Speaker
Description
See the full abstract here http://ocs.ciemat.es/EPS2019ABS/pdf/O4.302.pdf
The purpose of this paper is to present simple and accurate practical expressions to estimate the viscosity and self-diffusion coefficients of three-dimensional Yukawa fluids in a wide parameter regime. The expression for the viscosity coefficient is based on a freezing temperature's scaling discussed recently by Costigliola et al. [1] in the context of dense simple fluids (LennardJones system, argon, methane, and liquid sodium). It is demonstrated that this scaling applies well to Yukawa systems, which allows estimation of the shear viscosity in a very extended range of temperatures, from the melting point to 100 times the melting temperature [2]. One of the recent approaches to the self-diffusion coefficient in strongly coupled Yukawa fluids [3] is briefly discussed.

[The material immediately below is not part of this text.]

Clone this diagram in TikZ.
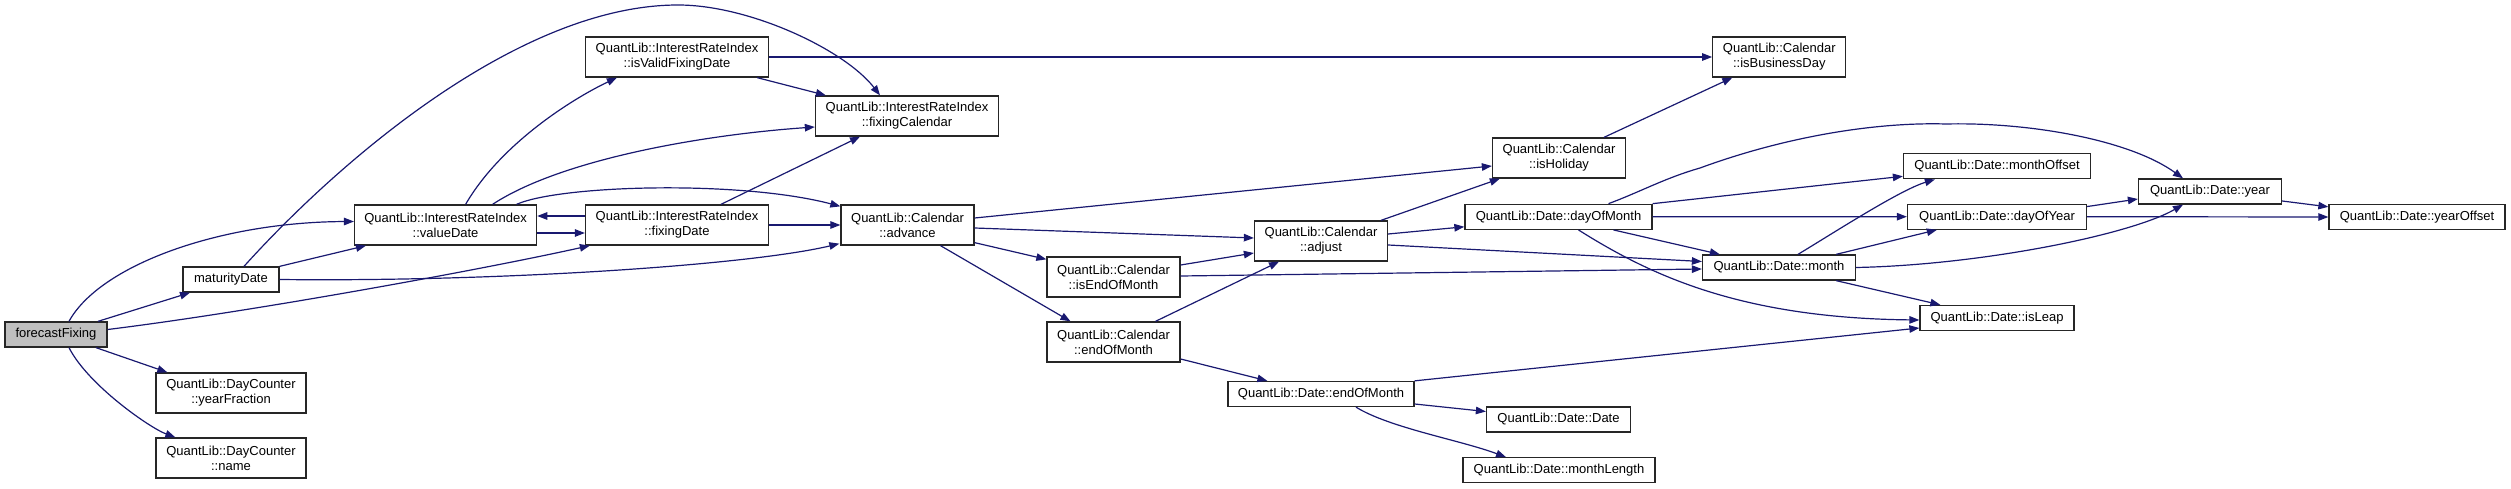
\documentclass[tikz,border=0pt]{standalone}
\usepackage{fontspec}
\setmainfont{Liberation Sans}
\usetikzlibrary{arrows.meta,calc}
\definecolor{edgec}{HTML}{191970}
\definecolor{rootfill}{HTML}{BFBFBF}
\tikzset{
  fn/.style={draw=black!85, line width=1.3pt, fill=white, inner sep=0pt,
    align=center, font=\fontsize{13}{15}\selectfont},
  one/.style={minimum height=25pt},
  two/.style={minimum height=40pt},
  ed/.style={draw=edgec, line width=1.2pt, -{Triangle[length=10pt,width=7.5pt]}}
}
\begin{document}
\begin{tikzpicture}[x=1pt,y=-1pt]
\useasboundingbox (0,0) rectangle (2511,489);
% nodes
\node[fn,one,fill=rootfill,minimum width=102pt] (ff) at (56,334.5) {forecastFixing};
\node[fn,one,minimum width=96pt] (md) at (231,279.5) {maturityDate};
\node[fn,two,minimum width=150pt] (yf) at (231,393) {QuantLib::DayCounter\\::yearFraction};
\node[fn,two,minimum width=150pt] (nm) at (231,458) {QuantLib::DayCounter\\::name};
\node[fn,two,minimum width=182pt] (vd) at (445.6,225) {QuantLib::InterestRateIndex\\::valueDate};
\node[fn,two,minimum width=183pt] (fd) at (677,225) {QuantLib::InterestRateIndex\\::fixingDate};
\node[fn,two,minimum width=183pt] (ivf) at (677,57) {QuantLib::InterestRateIndex\\::isValidFixingDate};
\node[fn,two,minimum width=183pt] (fc) at (907,116) {QuantLib::InterestRateIndex\\::fixingCalendar};
\node[fn,two,minimum width=133pt] (adv) at (907.5,225) {QuantLib::Calendar\\::advance};
\node[fn,two,minimum width=133pt] (iem) at (1113.5,277) {QuantLib::Calendar\\::isEndOfMonth};
\node[fn,two,minimum width=133pt] (cem) at (1113.5,342) {QuantLib::Calendar\\::endOfMonth};
\node[fn,two,minimum width=133pt] (adj) at (1321,241) {QuantLib::Calendar\\::adjust};
\node[fn,two,minimum width=133pt] (ih) at (1559,158) {QuantLib::Calendar\\::isHoliday};
\node[fn,one,minimum width=187pt] (dom) at (1558.5,216.8) {QuantLib::Date::dayOfMonth};
\node[fn,one,minimum width=186pt] (dem) at (1321,394) {QuantLib::Date::endOfMonth};
\node[fn,one,minimum width=144pt] (dd) at (1558.5,419.5) {QuantLib::Date::Date};
\node[fn,one,minimum width=192pt] (ml) at (1559,470.3) {QuantLib::Date::monthLength};
\node[fn,two,minimum width=133pt] (ibd) at (1779.3,57) {QuantLib::Calendar\\::isBusinessDay};
\node[fn,one,minimum width=187pt] (mo) at (1997,166.3) {QuantLib::Date::monthOffset};
\node[fn,one,minimum width=179pt] (doy) at (1997,216.7) {QuantLib::Date::dayOfYear};
\node[fn,one,minimum width=153pt] (mon) at (1779,267.5) {QuantLib::Date::month};
\node[fn,one,minimum width=154pt] (il) at (1997,318) {QuantLib::Date::isLeap};
\node[fn,one,minimum width=143pt] (yr) at (2210,191.5) {QuantLib::Date::year};
\node[fn,one,minimum width=176pt] (yo) at (2417,217) {QuantLib::Date::yearOffset};
\coordinate (arcTop) at (678,5);
% edges
\draw[ed] ($(ff.north)+(42,0)$) -- ($(md.south)+(-41,0)$);
\draw[ed] ($(ff.north)+(13,0)$) .. controls (100,265) and (220,222) .. ($(vd.west)+(0,-3.5)$);
\draw[ed] ($(ff.east)+(0,-5)$) .. controls (250,312) and (480,270) .. ($(fd.south west)+(5,0)$);
\draw[ed] ($(ff.south)+(40,0)$) -- ($(yf.north west)+(12,0)$);
\draw[ed] ($(ff.south)+(13,0)$) .. controls (88,385) and (150,428) .. ($(nm.north west)+(20,0)$);
\draw[ed] (md.north east) -- ($(vd.south west)+(12,0)$);
\draw[ed] ($(md.north)+(13,0)$) .. controls (340,160) and (520,5) .. (arcTop) .. controls (750,5) and (845,50) .. ($(fc.north)+(-27,0)$);
\draw[ed] (md.east) .. controls (500,282) and (750,265) .. ($(adv.south west)+(-1,-2)$);
\draw[ed] ($(vd.north)+(20,0)$) .. controls (500,145) and (570,100) .. ($(ivf.south west)+(32,0)$);
\draw[ed] ($(vd.north)+(47,0)$) .. controls (560,160) and (700,135) .. ($(fc.west)+(0,11)$);
\draw[ed] ($(vd.north)+(71,0)$) .. controls (560,185) and (740,180) .. ($(adv.north west)+(0,2)$);
\draw[ed] ($(vd.east)+(0,8)$) -- ($(fd.west)+(0,8)$);
\draw[ed] ($(fd.west)+(0,-9)$) -- ($(vd.east)+(0,-9)$);
\draw[ed] ($(fd.north)+(44,0)$) -- ($(fc.south)+(-47,0)$);
\draw[ed] (fd.east) -- (adv.west);
\draw[ed] (ivf.east) -- (ibd.west);
\draw[ed] ($(ivf.south east)+(-12,0)$) -- ($(fc.north west)+(11,0)$);
\draw[ed] ($(adv.east)+(0,-7)$) -- ($(ih.west)+(0,8)$);
\draw[ed] ($(adv.east)+(0,3)$) -- ($(adj.west)+(0,-3)$);
\draw[ed] ($(adv.south east)+(0,-3)$) -- ($(iem.north west)+(0,3)$);
\draw[ed] ($(adv.south)+(33,0)$) -- ($(cem.north)+(-43,0)$);
\draw[ed] ($(iem.east)+(0,-12)$) -- ($(adj.west)+(0,12)$);
\draw[ed] ($(iem.east)+(0,-1)$) -- ($(mon.west)+(0,1.5)$);
\draw[ed] ($(cem.north)+(42,0)$) -- ($(adj.south)+(-42,0)$);
\draw[ed] ($(cem.east)+(0,17)$) -- ($(dem.north west)+(40,0)$);
\draw[ed] ($(adj.north)+(60,0)$) -- ($(ih.south west)+(8,0)$);
\draw[ed] ($(adj.east)+(0,-7)$) -- ($(dom.west)+(0,10)$);
\draw[ed] ($(adj.east)+(0,4)$) -- ($(mon.west)+(0,-6)$);
\draw[ed] ($(ih.north)+(45,0)$) -- ($(ibd.south)+(-47,0)$);
\draw[ed] ($(dom.north)+(50,0)$) .. controls (1640,192) and (1665,178) .. (1700,168) .. controls (1790,135) and (1880,122) .. (1946,124) .. controls (2030,122) and (2130,140) .. ($(yr.north)+(-27,0)$);
\draw[ed] (dom.north east) -- ($(mo.west)+(0,10)$);
\draw[ed] (dom.east) -- (doy.west);
\draw[ed] ($(dom.south)+(55,0)$) -- ($(mon.north west)+(18,0)$);
\draw[ed] ($(dom.south)+(20,0)$) .. controls (1650,275) and (1740,318) .. ($(il.west)+(0,2)$);
\draw[ed] (dem.north east) -- ($(il.west)+(0,10)$);
\draw[ed] ($(dem.east)+(0,10)$) -- ($(dd.west)+(0,-8)$);
\draw[ed] ($(dem.south)+(35,0)$) .. controls (1390,428) and (1460,440) .. ($(ml.north)+(-53,0)$);
\draw[ed] ($(mon.north)+(19,0)$) .. controls (1835,232) and (1900,190) .. ($(mo.south west)+(32,0)$);
\draw[ed] ($(mon.north east)+(-20,0)$) -- ($(doy.south west)+(30,0)$);
\draw[ed] (mon.east) .. controls (1980,265) and (2130,235) .. ($(yr.south)+(-27,0)$);
\draw[ed] ($(mon.south east)+(-20,0)$) -- ($(il.north west)+(21,0)$);
\draw[ed] ($(doy.north east)+(0,3)$) -- ($(yr.west)+(0,7.5)$);
\draw[ed] (doy.east) -- (yo.west);
\draw[ed] ($(yr.east)+(0,9.5)$) -- ($(yo.north west)+(0,3)$);
\end{tikzpicture}
\end{document}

However, more attention is focused on the Stokes-Einstein (SE) relation. When self-diffusion of atoms in simple pure fluids is considered, the SE relation takes the form
D eta(Delta/T) = Alpha
where D is the self-diffusion coefficient, eta is the viscosity coefficient, Delta= n^(-1/3) is the mean interparticle distance, n is the particle density, T is the temperature (in energy units), and alpha is the SE coefficient. Theory predicts that the coefficient can be related to the properties of collective excitations [4], and expressed in terms of the longitudinal-to-transverse sound velocity ratio [5]. As a consequence alpha ~ 0.13 for soft long-range repulsive interactions, including Yukawa fluids as a representative example. Using existing numerical data it is documented that SE relation with 0.13 works extremely well for strongly coupled Yukawa fluids, providing a useful tool to estimate one of the transport coefficients when the other is known. Some aspects of the temperature dependence of the shear viscosity and diffusion coefficients on approaching the fluid-solid phase transition are discussed. The results are mainly intended for the field of complex (dusty) plasmas. However, relations to other related systems are pointed out, in particular, to the transport coefficients of liquid metals at the melting temperature.
References
[1] L. Costigliola et al., J. Chem. Phys. 148, 081101 (2018).
[2] S. Khrapak, AIP Adv. 8, 105226 (2018).
[3] S. Khrapak, B. Klumov, L. Couedel, J. Phys. Commun. 2, 045013 (2018).
[4] R. Zwanzig, J. Chem. Phys. 79, 4507 (1983).
[5] S. Khrapak, J. Chem. Phys. (2019, submitted).